-- START Provided data --
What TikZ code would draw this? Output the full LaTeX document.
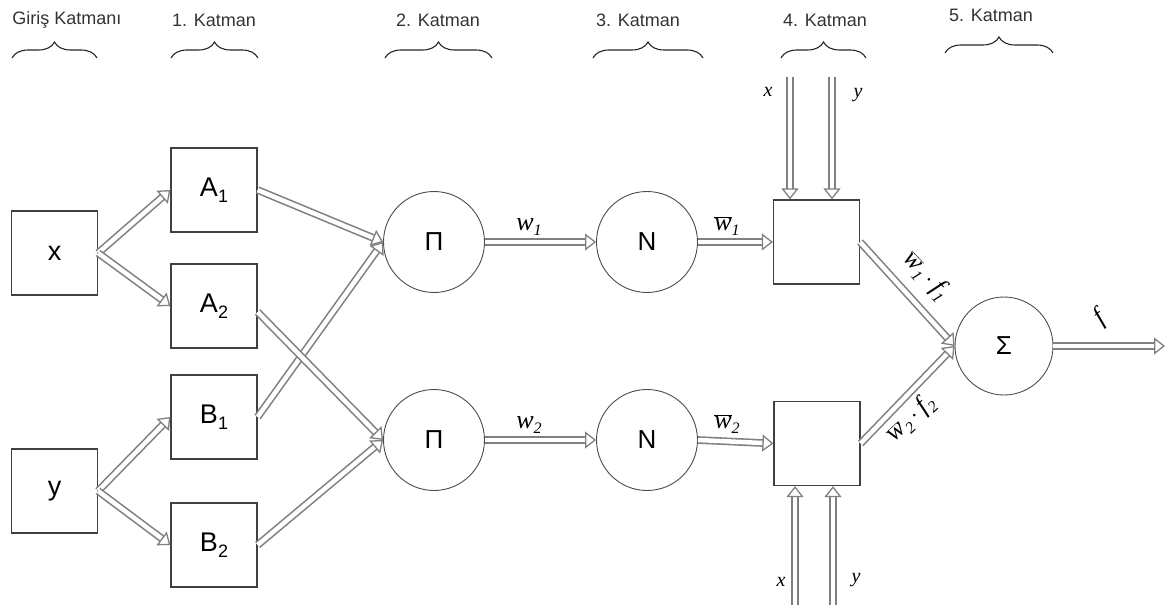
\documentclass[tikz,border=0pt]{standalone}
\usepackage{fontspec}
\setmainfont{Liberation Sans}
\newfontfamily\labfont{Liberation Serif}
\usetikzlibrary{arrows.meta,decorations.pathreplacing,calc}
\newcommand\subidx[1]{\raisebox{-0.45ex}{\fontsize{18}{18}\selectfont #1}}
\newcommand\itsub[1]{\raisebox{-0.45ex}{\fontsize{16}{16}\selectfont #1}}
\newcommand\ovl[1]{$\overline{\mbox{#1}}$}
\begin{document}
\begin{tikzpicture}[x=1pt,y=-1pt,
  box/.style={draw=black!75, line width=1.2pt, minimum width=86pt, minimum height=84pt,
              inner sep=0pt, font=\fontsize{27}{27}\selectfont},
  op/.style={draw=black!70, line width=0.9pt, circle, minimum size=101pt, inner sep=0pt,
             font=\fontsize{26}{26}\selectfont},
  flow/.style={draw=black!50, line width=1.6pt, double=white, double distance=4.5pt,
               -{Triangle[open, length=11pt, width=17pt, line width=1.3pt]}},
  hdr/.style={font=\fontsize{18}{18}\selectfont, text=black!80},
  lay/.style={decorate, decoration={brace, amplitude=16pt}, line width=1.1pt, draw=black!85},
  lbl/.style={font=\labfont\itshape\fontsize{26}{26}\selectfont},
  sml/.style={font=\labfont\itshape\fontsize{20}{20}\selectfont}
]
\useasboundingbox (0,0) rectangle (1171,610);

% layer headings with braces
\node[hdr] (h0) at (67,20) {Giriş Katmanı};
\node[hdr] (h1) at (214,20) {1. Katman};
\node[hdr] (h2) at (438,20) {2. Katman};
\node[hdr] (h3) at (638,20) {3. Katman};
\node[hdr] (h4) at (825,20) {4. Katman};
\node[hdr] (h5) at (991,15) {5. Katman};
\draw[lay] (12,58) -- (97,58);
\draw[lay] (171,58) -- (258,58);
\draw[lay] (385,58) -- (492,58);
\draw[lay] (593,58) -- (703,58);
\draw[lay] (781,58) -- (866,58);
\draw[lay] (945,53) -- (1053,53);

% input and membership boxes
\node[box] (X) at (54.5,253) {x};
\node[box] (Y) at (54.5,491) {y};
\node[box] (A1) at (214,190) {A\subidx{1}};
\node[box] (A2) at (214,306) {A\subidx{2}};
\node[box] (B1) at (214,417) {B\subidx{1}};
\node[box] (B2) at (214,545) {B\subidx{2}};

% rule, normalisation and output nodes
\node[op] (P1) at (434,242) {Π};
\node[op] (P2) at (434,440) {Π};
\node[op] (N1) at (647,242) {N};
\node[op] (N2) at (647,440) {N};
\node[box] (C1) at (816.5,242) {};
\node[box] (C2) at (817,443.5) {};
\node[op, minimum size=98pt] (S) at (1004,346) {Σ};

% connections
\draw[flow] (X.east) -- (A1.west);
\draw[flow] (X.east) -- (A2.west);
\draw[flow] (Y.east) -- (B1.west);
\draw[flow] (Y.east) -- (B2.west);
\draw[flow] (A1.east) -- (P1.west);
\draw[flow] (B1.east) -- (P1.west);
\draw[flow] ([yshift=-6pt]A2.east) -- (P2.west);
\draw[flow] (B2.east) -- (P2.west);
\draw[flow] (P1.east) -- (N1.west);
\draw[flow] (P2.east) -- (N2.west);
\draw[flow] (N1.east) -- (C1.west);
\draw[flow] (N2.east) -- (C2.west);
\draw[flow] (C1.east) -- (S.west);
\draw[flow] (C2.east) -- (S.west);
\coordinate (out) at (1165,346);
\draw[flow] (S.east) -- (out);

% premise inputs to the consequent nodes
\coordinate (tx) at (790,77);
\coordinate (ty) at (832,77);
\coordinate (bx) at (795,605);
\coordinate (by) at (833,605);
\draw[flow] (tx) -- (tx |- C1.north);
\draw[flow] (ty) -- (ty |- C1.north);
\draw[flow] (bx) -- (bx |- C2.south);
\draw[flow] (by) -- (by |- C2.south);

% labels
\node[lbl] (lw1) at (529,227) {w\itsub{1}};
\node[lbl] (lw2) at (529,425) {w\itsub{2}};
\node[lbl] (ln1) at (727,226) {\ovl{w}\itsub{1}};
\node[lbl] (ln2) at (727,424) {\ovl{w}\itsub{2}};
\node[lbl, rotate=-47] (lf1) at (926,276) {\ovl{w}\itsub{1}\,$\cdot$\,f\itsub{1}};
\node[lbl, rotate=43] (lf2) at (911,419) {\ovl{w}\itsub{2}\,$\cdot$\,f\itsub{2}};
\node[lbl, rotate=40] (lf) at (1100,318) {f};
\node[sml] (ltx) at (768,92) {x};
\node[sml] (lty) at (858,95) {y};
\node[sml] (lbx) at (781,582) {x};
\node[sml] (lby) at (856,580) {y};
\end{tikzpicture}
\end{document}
-- END Provided data --
**Required task**
Please extract exactly the lines of the data, from the first through the line containing "(B2) at (214,545)", and add no pictures to the copy.

**Written answer**
What TikZ code would draw this? Output the full LaTeX document.
\documentclass[tikz,border=0pt]{standalone}
\usepackage{fontspec}
\setmainfont{Liberation Sans}
\newfontfamily\labfont{Liberation Serif}
\usetikzlibrary{arrows.meta,decorations.pathreplacing,calc}
\newcommand\subidx[1]{\raisebox{-0.45ex}{\fontsize{18}{18}\selectfont #1}}
\newcommand\itsub[1]{\raisebox{-0.45ex}{\fontsize{16}{16}\selectfont #1}}
\newcommand\ovl[1]{$\overline{\mbox{#1}}$}
\begin{document}
\begin{tikzpicture}[x=1pt,y=-1pt,
  box/.style={draw=black!75, line width=1.2pt, minimum width=86pt, minimum height=84pt,
              inner sep=0pt, font=\fontsize{27}{27}\selectfont},
  op/.style={draw=black!70, line width=0.9pt, circle, minimum size=101pt, inner sep=0pt,
             font=\fontsize{26}{26}\selectfont},
  flow/.style={draw=black!50, line width=1.6pt, double=white, double distance=4.5pt,
               -{Triangle[open, length=11pt, width=17pt, line width=1.3pt]}},
  hdr/.style={font=\fontsize{18}{18}\selectfont, text=black!80},
  lay/.style={decorate, decoration={brace, amplitude=16pt}, line width=1.1pt, draw=black!85},
  lbl/.style={font=\labfont\itshape\fontsize{26}{26}\selectfont},
  sml/.style={font=\labfont\itshape\fontsize{20}{20}\selectfont}
]
\useasboundingbox (0,0) rectangle (1171,610);

% layer headings with braces
\node[hdr] (h0) at (67,20) {Giriş Katmanı};
\node[hdr] (h1) at (214,20) {1. Katman};
\node[hdr] (h2) at (438,20) {2. Katman};
\node[hdr] (h3) at (638,20) {3. Katman};
\node[hdr] (h4) at (825,20) {4. Katman};
\node[hdr] (h5) at (991,15) {5. Katman};
\draw[lay] (12,58) -- (97,58);
\draw[lay] (171,58) -- (258,58);
\draw[lay] (385,58) -- (492,58);
\draw[lay] (593,58) -- (703,58);
\draw[lay] (781,58) -- (866,58);
\draw[lay] (945,53) -- (1053,53);

% input and membership boxes
\node[box] (X) at (54.5,253) {x};
\node[box] (Y) at (54.5,491) {y};
\node[box] (A1) at (214,190) {A\subidx{1}};
\node[box] (A2) at (214,306) {A\subidx{2}};
\node[box] (B1) at (214,417) {B\subidx{1}};
\node[box] (B2) at (214,545) {B\subidx{2}};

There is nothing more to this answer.